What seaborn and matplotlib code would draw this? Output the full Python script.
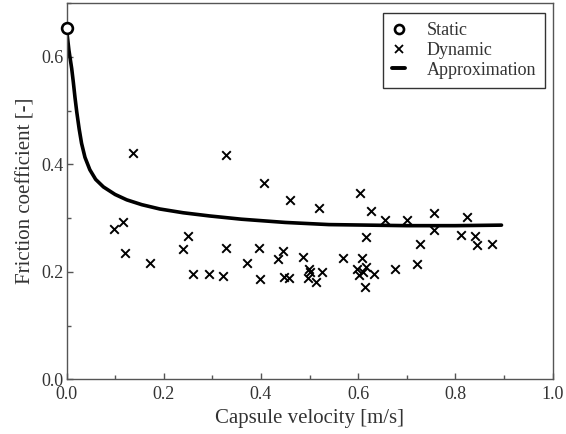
import matplotlib
matplotlib.use("Agg")
import matplotlib.pyplot as plt
import seaborn as sns
import pandas as pd
from matplotlib.ticker import MultipleLocator
from matplotlib.lines import Line2D

# ---- data ----
static_v = [0.0]
static_mu = [0.654]

dyn_v = [0.136, 0.3276, 0.0977, 0.1169, 0.121, 0.1718, 0.2397, 0.250, 0.3276, 0.2597,
         0.2926, 0.3214, 0.4058, 0.4605, 0.519, 0.604, 0.6265, 0.6553, 0.700, 0.6169,
         0.396, 0.3708, 0.4449, 0.435, 0.4872, 0.5683, 0.6074, 0.3988, 0.4475, 0.4572,
         0.499, 0.501, 0.4963, 0.5128, 0.5263, 0.5971, 0.6025, 0.6163, 0.6107, 0.6327,
         0.6136, 0.6753, 0.7556, 0.824, 0.7568, 0.7274, 0.8111, 0.8412, 0.844, 0.8761,
         0.7206]
dyn_mu = [0.4216, 0.418, 0.279, 0.293, 0.2346, 0.217, 0.242, 0.267, 0.244, 0.1955,
          0.1955, 0.192, 0.366, 0.3336, 0.318, 0.347, 0.313, 0.297, 0.297, 0.265,
          0.244, 0.2165, 0.238, 0.224, 0.228, 0.2258, 0.225, 0.186, 0.1905, 0.188,
          0.2048, 0.199, 0.189, 0.181, 0.1998, 0.205, 0.194, 0.2085, 0.199, 0.197,
          0.1725, 0.205, 0.309, 0.3015, 0.278, 0.2525, 0.2686, 0.266, 0.2506, 0.2525,
          0.214]

approx_v = [0.0, 0.002, 0.005, 0.008, 0.0107, 0.014, 0.0175, 0.021, 0.026, 0.031,
            0.038, 0.048, 0.06, 0.076, 0.1, 0.124, 0.155, 0.192, 0.24, 0.295,
            0.36, 0.45, 0.54, 0.62, 0.70, 0.80, 0.895]
approx_mu = [0.654, 0.636, 0.612, 0.594, 0.578, 0.553, 0.524, 0.498, 0.466, 0.439,
             0.413, 0.390, 0.372, 0.358, 0.344, 0.334, 0.325, 0.317, 0.310, 0.304,
             0.298, 0.292, 0.288, 0.287, 0.286, 0.286, 0.287]

x_ticks = [0.0, 0.2, 0.4, 0.6, 0.8, 1.0]
y_ticks = [0.0, 0.2, 0.4, 0.6]

# ---- style ----
sns.set_style("ticks")
plt.rcParams['font.family'] = ['Liberation Serif', 'DejaVu Serif']
plt.rcParams['mathtext.fontset'] = 'stix'

fig = plt.figure(figsize=(5.66, 4.34), dpi=100)
ax = fig.add_axes([0.1175, 0.1256, 0.8587, 0.8675])

df_dyn = pd.DataFrame({"v": dyn_v, "mu": dyn_mu})
df_app = pd.DataFrame({"v": approx_v, "mu": approx_mu})
df_sta = pd.DataFrame({"v": static_v, "mu": static_mu})

sns.lineplot(data=df_app, x="v", y="mu", ax=ax, color="black", linewidth=2.6,
             sort=False, estimator=None, zorder=2)
sns.scatterplot(data=df_dyn, x="v", y="mu", ax=ax, marker="x", color="black",
                s=38, linewidth=1.4, zorder=3)
sns.scatterplot(data=df_sta, x="v", y="mu", ax=ax, marker="o", facecolor="white",
                edgecolor="black", s=60, linewidth=1.9, zorder=4, clip_on=False)

ax.set_xlim(0, 1.0)
ax.set_ylim(0, 0.7)
ax.set_xticks(x_ticks)
ax.set_yticks(y_ticks)
ax.set_xticklabels([f"{t:.1f}" for t in x_ticks])
ax.set_yticklabels([f"{t:.1f}" for t in y_ticks])
ax.xaxis.set_minor_locator(MultipleLocator(0.1))
ax.yaxis.set_minor_locator(MultipleLocator(0.1))

spine_col = "#555555"
for s in ax.spines.values():
    s.set_visible(True)
    s.set_color(spine_col)
    s.set_linewidth(1.0)
ax.tick_params(axis="both", which="major", direction="in", length=4.5, width=1.0,
               color=spine_col, labelsize=13, labelcolor="#333333")
ax.tick_params(axis="x", which="major", pad=5)
ax.tick_params(axis="y", which="major", pad=2)
ax.tick_params(axis="both", which="minor", direction="in", length=3, width=1.0,
               color=spine_col)

ax.set_xlabel("Capsule velocity [m/s]", fontsize=15, color="#333333", labelpad=4)
ax.set_ylabel("Friction coefficient [-]", fontsize=15, color="#333333", labelpad=4)

handles = [
    Line2D([], [], marker="o", linestyle="none", markerfacecolor="white",
           markeredgecolor="black", markeredgewidth=1.9, markersize=6.5),
    Line2D([], [], marker="x", linestyle="none", color="black",
           markeredgewidth=1.3, markersize=6),
    Line2D([], [], color="black", linewidth=2.8),
]
leg = ax.legend(handles, ["Static", "Dynamic", "Approximation"],
                loc="upper right", bbox_to_anchor=(0.9846, 0.9727),
                borderaxespad=0, fontsize=13, frameon=True, fancybox=False,
                handlelength=0.7, handletextpad=1.2, labelspacing=0.15,
                borderpad=0.5)
leg.get_frame().set_edgecolor("black")
leg.get_frame().set_linewidth(1.0)
for t in leg.get_texts():
    t.set_color("#333333")

fig.savefig("out.png", dpi=100)
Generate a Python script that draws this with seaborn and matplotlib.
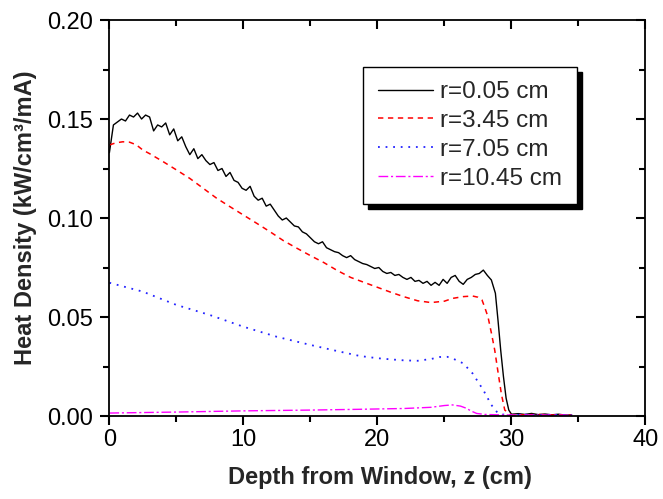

━━━

Please repeat exactly the data above from its first line to the line that contains "static_mu = [0.654]", inclusive, and leave every picture out.

### [IN RESPONSE]
What seaborn and matplotlib code would draw this? Output the full Python script.
import matplotlib
matplotlib.use("Agg")
import matplotlib.pyplot as plt
import seaborn as sns
import pandas as pd
from matplotlib.ticker import MultipleLocator
from matplotlib.lines import Line2D

# ---- data ----
static_v = [0.0]
static_mu = [0.654]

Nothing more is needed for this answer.